There are many more than that. The problem is that if you appeal you will be looked strange. Bias is the main problem. My paper got rejected 5 months ago. I have sent it to many friends, scholars, senior scholars, have presented it to three schools. I told them the paper got rejected and they couldn't find a fair reason for the rejection. Recently I have sent them the editor's and reviewer's comments and the most common thought was about bias. For instance, one reviewer says the paper is excellent in terms of writing but the other one says the bad writing is the main issue. There would be no positive outcome from the senior editor should I have appealed. Secondly, I think that in case of rejections, the senior editor should send the paper to at least two other people for review. There is no other way to fight bias. If you resubmit you will face the same editor whose bias is still there. How do you deal with it? Many TAR editors should be replaced, especially those who have failed to have enough A papers. They have enough hate toward successful researchers. Its within them. It will be hard to return to TAR if there are no substantial changes.

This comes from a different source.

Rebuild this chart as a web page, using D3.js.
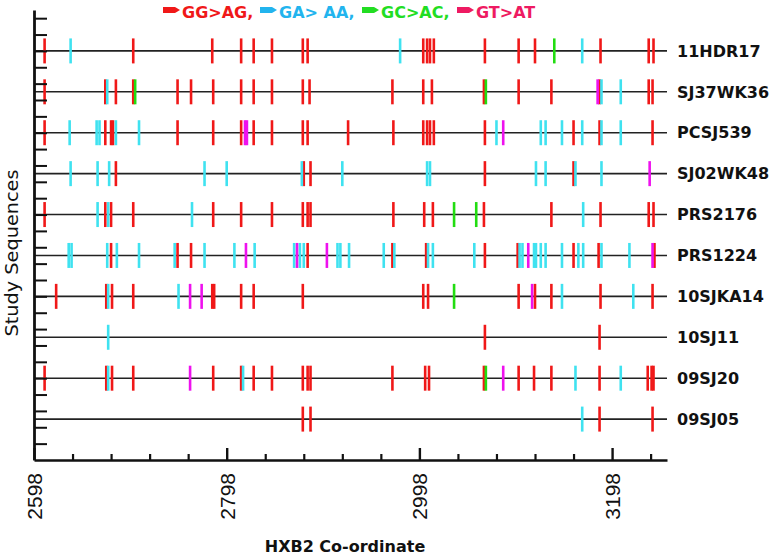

Lol, what? "If two reviewers think my paper isn't any good, the journal should be required to waste the time of two more reviewers just to be sure". Keep in mind that you don't have access to the private communications between the reviewers and the editor, which can sometimes do a better job of signaling the severity of reviewers' concerns than the review reports. It's unfortunate that there isn't a little better transparency on that front, but it is what it is. One thing that could help would be to impose limits on the number of submissions per year (or two year period or whatever). That would free up more reviewer/editor time for giving papers even more careful attention.
If your time has more value than ours than good luck.